■ **TASK BRIEF**:
Return all entries precisely as they stand, without the images.
▼
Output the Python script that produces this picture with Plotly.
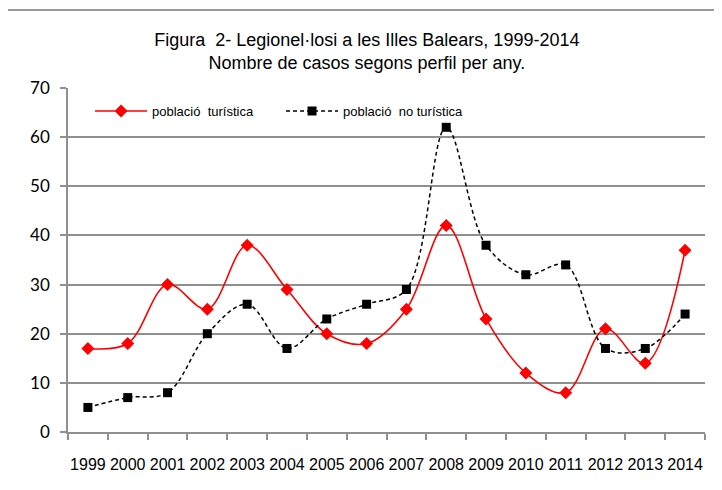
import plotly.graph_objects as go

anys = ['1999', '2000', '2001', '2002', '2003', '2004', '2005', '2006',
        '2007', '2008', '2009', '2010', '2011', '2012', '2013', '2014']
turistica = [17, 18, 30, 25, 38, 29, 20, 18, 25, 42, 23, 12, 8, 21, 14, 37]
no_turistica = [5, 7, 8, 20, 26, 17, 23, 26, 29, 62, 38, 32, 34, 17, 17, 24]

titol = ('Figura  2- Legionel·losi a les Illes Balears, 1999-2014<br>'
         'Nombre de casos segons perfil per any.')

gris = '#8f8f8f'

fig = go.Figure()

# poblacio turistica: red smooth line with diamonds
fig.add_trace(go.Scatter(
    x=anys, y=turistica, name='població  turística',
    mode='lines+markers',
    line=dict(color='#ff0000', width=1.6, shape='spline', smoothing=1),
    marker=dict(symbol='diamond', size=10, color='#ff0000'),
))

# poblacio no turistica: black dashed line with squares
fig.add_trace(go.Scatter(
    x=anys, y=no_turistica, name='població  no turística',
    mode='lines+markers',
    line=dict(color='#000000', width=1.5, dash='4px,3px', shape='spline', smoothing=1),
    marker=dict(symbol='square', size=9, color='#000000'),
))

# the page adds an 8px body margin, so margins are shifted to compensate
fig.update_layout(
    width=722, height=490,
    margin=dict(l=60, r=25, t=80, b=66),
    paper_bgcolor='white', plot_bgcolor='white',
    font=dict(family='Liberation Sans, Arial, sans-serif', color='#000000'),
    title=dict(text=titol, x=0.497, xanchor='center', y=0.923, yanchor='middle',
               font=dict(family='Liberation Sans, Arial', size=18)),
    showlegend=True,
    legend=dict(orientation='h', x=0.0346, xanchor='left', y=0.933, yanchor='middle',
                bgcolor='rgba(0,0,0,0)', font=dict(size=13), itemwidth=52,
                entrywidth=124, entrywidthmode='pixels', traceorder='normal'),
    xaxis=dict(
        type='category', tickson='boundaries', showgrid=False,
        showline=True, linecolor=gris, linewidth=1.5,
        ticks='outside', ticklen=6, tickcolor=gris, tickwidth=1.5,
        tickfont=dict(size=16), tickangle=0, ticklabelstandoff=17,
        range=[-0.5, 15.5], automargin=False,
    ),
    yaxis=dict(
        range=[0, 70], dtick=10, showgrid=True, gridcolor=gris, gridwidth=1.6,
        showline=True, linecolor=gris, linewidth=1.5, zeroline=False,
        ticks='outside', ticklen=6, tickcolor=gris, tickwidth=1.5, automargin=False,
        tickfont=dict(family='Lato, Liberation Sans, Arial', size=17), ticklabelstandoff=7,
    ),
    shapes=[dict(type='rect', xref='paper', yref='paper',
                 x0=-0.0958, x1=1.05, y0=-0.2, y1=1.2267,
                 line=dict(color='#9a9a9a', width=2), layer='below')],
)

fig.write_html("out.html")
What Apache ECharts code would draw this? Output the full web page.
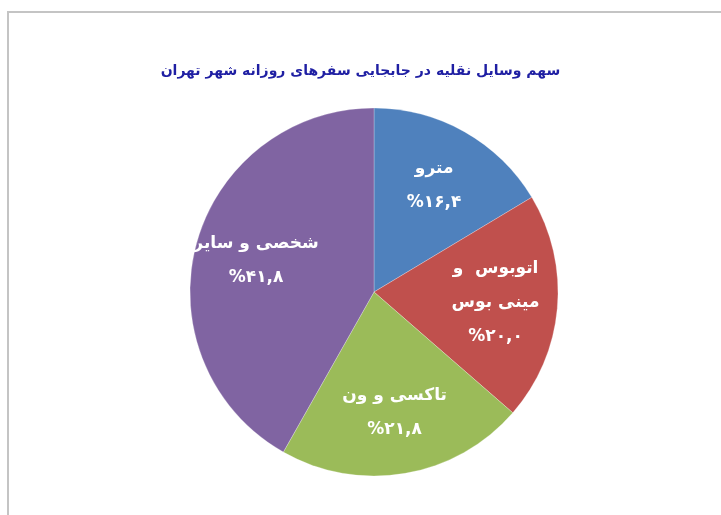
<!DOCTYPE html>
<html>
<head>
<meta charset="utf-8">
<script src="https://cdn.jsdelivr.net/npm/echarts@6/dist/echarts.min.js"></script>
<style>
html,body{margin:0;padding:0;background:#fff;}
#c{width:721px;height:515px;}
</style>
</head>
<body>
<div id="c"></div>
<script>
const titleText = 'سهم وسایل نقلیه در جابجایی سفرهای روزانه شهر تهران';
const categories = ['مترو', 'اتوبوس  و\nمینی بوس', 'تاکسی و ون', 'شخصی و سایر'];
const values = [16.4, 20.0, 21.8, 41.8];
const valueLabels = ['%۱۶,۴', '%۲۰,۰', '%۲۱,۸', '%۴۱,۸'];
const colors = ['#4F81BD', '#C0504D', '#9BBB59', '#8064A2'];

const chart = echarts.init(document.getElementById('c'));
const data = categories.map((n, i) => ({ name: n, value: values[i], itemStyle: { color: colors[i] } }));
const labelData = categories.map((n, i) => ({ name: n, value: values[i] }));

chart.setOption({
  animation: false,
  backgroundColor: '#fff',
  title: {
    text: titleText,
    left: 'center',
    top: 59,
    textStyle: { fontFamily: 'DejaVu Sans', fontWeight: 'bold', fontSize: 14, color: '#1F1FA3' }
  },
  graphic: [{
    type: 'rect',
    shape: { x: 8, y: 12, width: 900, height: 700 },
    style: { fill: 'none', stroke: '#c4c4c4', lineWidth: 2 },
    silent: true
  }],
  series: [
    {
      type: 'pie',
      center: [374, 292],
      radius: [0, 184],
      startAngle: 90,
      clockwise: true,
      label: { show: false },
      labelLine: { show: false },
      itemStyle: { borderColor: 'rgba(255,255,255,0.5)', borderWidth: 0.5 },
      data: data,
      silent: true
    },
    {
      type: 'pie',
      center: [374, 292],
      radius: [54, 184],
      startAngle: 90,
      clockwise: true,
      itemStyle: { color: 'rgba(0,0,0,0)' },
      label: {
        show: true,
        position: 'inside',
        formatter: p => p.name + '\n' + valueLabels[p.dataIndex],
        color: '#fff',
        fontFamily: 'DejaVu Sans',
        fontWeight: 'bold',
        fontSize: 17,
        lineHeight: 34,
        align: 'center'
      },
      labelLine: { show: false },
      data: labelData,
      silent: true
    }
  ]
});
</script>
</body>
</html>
▲
■ **WRITTEN REPLY**:
Output the Python script that produces this picture with Plotly.
import plotly.graph_objects as go

anys = ['1999', '2000', '2001', '2002', '2003', '2004', '2005', '2006',
        '2007', '2008', '2009', '2010', '2011', '2012', '2013', '2014']
turistica = [17, 18, 30, 25, 38, 29, 20, 18, 25, 42, 23, 12, 8, 21, 14, 37]
no_turistica = [5, 7, 8, 20, 26, 17, 23, 26, 29, 62, 38, 32, 34, 17, 17, 24]

titol = ('Figura  2- Legionel·losi a les Illes Balears, 1999-2014<br>'
         'Nombre de casos segons perfil per any.')

gris = '#8f8f8f'

fig = go.Figure()

# poblacio turistica: red smooth line with diamonds
fig.add_trace(go.Scatter(
    x=anys, y=turistica, name='població  turística',
    mode='lines+markers',
    line=dict(color='#ff0000', width=1.6, shape='spline', smoothing=1),
    marker=dict(symbol='diamond', size=10, color='#ff0000'),
))

# poblacio no turistica: black dashed line with squares
fig.add_trace(go.Scatter(
    x=anys, y=no_turistica, name='població  no turística',
    mode='lines+markers',
    line=dict(color='#000000', width=1.5, dash='4px,3px', shape='spline', smoothing=1),
    marker=dict(symbol='square', size=9, color='#000000'),
))

# the page adds an 8px body margin, so margins are shifted to compensate
fig.update_layout(
    width=722, height=490,
    margin=dict(l=60, r=25, t=80, b=66),
    paper_bgcolor='white', plot_bgcolor='white',
    font=dict(family='Liberation Sans, Arial, sans-serif', color='#000000'),
    title=dict(text=titol, x=0.497, xanchor='center', y=0.923, yanchor='middle',
               font=dict(family='Liberation Sans, Arial', size=18)),
    showlegend=True,
    legend=dict(orientation='h', x=0.0346, xanchor='left', y=0.933, yanchor='middle',
                bgcolor='rgba(0,0,0,0)', font=dict(size=13), itemwidth=52,
                entrywidth=124, entrywidthmode='pixels', traceorder='normal'),
    xaxis=dict(
        type='category', tickson='boundaries', showgrid=False,
        showline=True, linecolor=gris, linewidth=1.5,
        ticks='outside', ticklen=6, tickcolor=gris, tickwidth=1.5,
        tickfont=dict(size=16), tickangle=0, ticklabelstandoff=17,
        range=[-0.5, 15.5], automargin=False,
    ),
    yaxis=dict(
        range=[0, 70], dtick=10, showgrid=True, gridcolor=gris, gridwidth=1.6,
        showline=True, linecolor=gris, linewidth=1.5, zeroline=False,
        ticks='outside', ticklen=6, tickcolor=gris, tickwidth=1.5, automargin=False,
        tickfont=dict(family='Lato, Liberation Sans, Arial', size=17), ticklabelstandoff=7,
    ),
    shapes=[dict(type='rect', xref='paper', yref='paper',
                 x0=-0.0958, x1=1.05, y0=-0.2, y1=1.2267,
                 line=dict(color='#9a9a9a', width=2), layer='below')],
)

fig.write_html("out.html")
What Apache ECharts code would draw this? Output the full web page.
<!DOCTYPE html>
<html>
<head>
<meta charset="utf-8">
<script src="https://cdn.jsdelivr.net/npm/echarts@6/dist/echarts.min.js"></script>
<style>
html,body{margin:0;padding:0;background:#fff;}
#c{width:721px;height:515px;}
</style>
</head>
<body>
<div id="c"></div>
<script>
const titleText = 'سهم وسایل نقلیه در جابجایی سفرهای روزانه شهر تهران';
const categories = ['مترو', 'اتوبوس  و\nمینی بوس', 'تاکسی و ون', 'شخصی و سایر'];
const values = [16.4, 20.0, 21.8, 41.8];
const valueLabels = ['%۱۶,۴', '%۲۰,۰', '%۲۱,۸', '%۴۱,۸'];
const colors = ['#4F81BD', '#C0504D', '#9BBB59', '#8064A2'];

const chart = echarts.init(document.getElementById('c'));
const data = categories.map((n, i) => ({ name: n, value: values[i], itemStyle: { color: colors[i] } }));
const labelData = categories.map((n, i) => ({ name: n, value: values[i] }));

chart.setOption({
  animation: false,
  backgroundColor: '#fff',
  title: {
    text: titleText,
    left: 'center',
    top: 59,
    textStyle: { fontFamily: 'DejaVu Sans', fontWeight: 'bold', fontSize: 14, color: '#1F1FA3' }
  },
  graphic: [{
    type: 'rect',
    shape: { x: 8, y: 12, width: 900, height: 700 },
    style: { fill: 'none', stroke: '#c4c4c4', lineWidth: 2 },
    silent: true
  }],
  series: [
    {
      type: 'pie',
      center: [374, 292],
      radius: [0, 184],
      startAngle: 90,
      clockwise: true,
      label: { show: false },
      labelLine: { show: false },
      itemStyle: { borderColor: 'rgba(255,255,255,0.5)', borderWidth: 0.5 },
      data: data,
      silent: true
    },
    {
      type: 'pie',
      center: [374, 292],
      radius: [54, 184],
      startAngle: 90,
      clockwise: true,
      itemStyle: { color: 'rgba(0,0,0,0)' },
      label: {
        show: true,
        position: 'inside',
        formatter: p => p.name + '\n' + valueLabels[p.dataIndex],
        color: '#fff',
        fontFamily: 'DejaVu Sans',
        fontWeight: 'bold',
        fontSize: 17,
        lineHeight: 34,
        align: 'center'
      },
      labelLine: { show: false },
      data: labelData,
      silent: true
    }
  ]
});
</script>
</body>
</html>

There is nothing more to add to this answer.